La présente lauréate bouscule les idées reçues. Récompensée cette année en sciences environnementales, on l’imaginerait volontiers en salopette de pêcheur, arpentant les rivages du Saint-Laurent pour y recueillir des échantillons d’eau souillée. Vêtue d’un tout autre attirail, sa réalité est moins bucolique que sociopolitique. Pionnière de cette nouvelle discipline qu’est le droit de l’environnement, la chercheure œuvre à l’encadrement juridique du développement durable tout comme à la construction d’une démocratie environnementale. Singulière et convoitée, son expertise l’amène à participer au débat public, à contribuer aux processus législatifs et à diriger des projets de recherche, sur la scène québécoise et internationale. La défense du droit de l’environnement n’est pas qu’un métier pour la lauréate. C’est un engagement citoyen.
Paule Halley reçoit la mention excellente pour sa thèse doctorale Instituer la prudence environnementale : le régime pénal de lutte contre la pollution en 1995. Ses travaux s’intéressent aussi à des approches nouvelles : sortir du paradigme conventionnel fait de règlements, de comportements normés et de sanctions. Cette sortie permet de penser le respect de l’environnement en marge de la loi, à travers des approches contractuelles, des normes volontaires et des incitatifs économiques. La lauréate propose des processus plus participatifs et renouvèle la typologie des moyens d’intervention de l’État en la matière.
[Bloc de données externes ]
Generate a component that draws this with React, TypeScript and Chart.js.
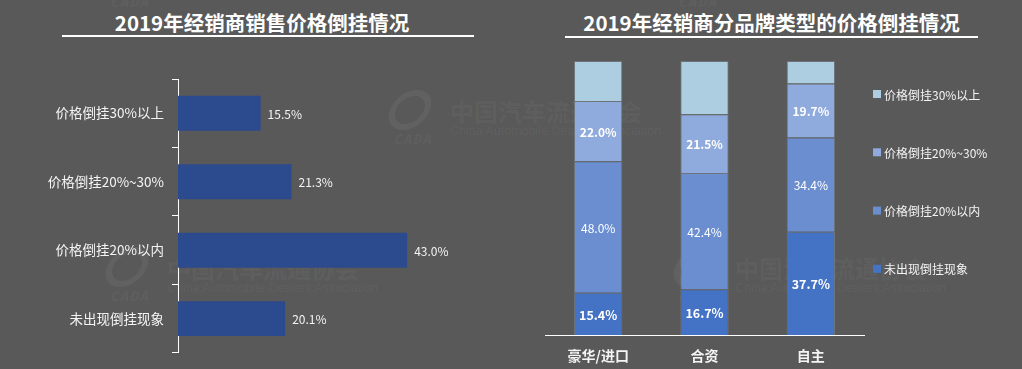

Elle s’intéresse au principe de précaution, aux procédures d’évaluation des impacts, ainsi qu’aux concepts juridiques de patrimoine commun de la nation et d’État gardien des intérêts de la nation sur les ressources naturelles. Écrit en 2001, son ouvrage Le droit pénal de l’environnement : l’interdiction de polluer, reçoit le prix Meilleure monographie de la Fondation du Barreau du Québec. Et en 2002, la lauréate obtient la Chaire de recherche du Canada en droit de l’environnement (CRCDE), chaire qu’elle occupe toujours à l’Université Laval.
Consultée par les sphères juridiques et politiques, Paule Halley a apposé plusieurs pierres à l’édifice législatif québécois. En 2008, à l’occasion du projet de loi 92 affirmant le caractère collectif des ressources en eau, le mémoire qu’elle présente à la Commission des transports et de l’environnement engendre une modification à son article premier, stipulant le statut juridique de l’eau, et l’adoption des principes de transparence et de participation. Entre 2012 et 2014, ses travaux sur l’encadrement de l’industrie du gaz de schiste sont intégralement repris par le Bureau d’audiences publiques sur l’environnement et entraînent des modifications de la Loi sur les mines. En 1996, son nom est inscrit à la liste, restreinte, d’experts en droit pénal de l’environnement des Nations Unies. À ce titre, sa contribution est sollicitée à l’étranger, comme en 2013, lors du 1er Colloque international sur le droit de l’environnement en Afrique, où elle intervient pour traiter des mesures de contrôle de la conformité des entreprises aux normes environnementales.
Membre depuis 1999 du Comité consultatif de l’environnement Kativik, la lauréate présente régulièrement des avis au parlement du Québec pour défendre les particularités environnementales et sociales du Nunavik. Sa contribution se mesure par son souci de renforcer la préservation, physique, économique et culturelle de tout un peuple. Il s’agit du maintien des droits de chasse, de pêche et de piégeage des Inuits, du nettoyage de sites abandonnés par les industries minières, ou encore du développement de parcs nationaux, de l’énergie éolienne et d’infrastructures de transport.
Une bienveillance, sans nul doute, sous-tend la carrière de la lauréate. À l’université, Paule distille sa générosité en poussant les jeunes chercheurs à l’excellence. Parmi les soixante-dix étudiants de 2e et 3e cycles dont elle a dirigé les travaux, nombreux font carrière dans des facultés de droit, des ministères, des entreprises publiques, des associations et des grands cabinets d’avocats. La lauréate invite toujours ses étudiants aux colloques qu’elle organise, et parfois en tant qu’intervenants; elle leur propose des programmes d’échange avec l’Université Paris I, et les aide dans leurs premières démarches d’enseignement et de publication.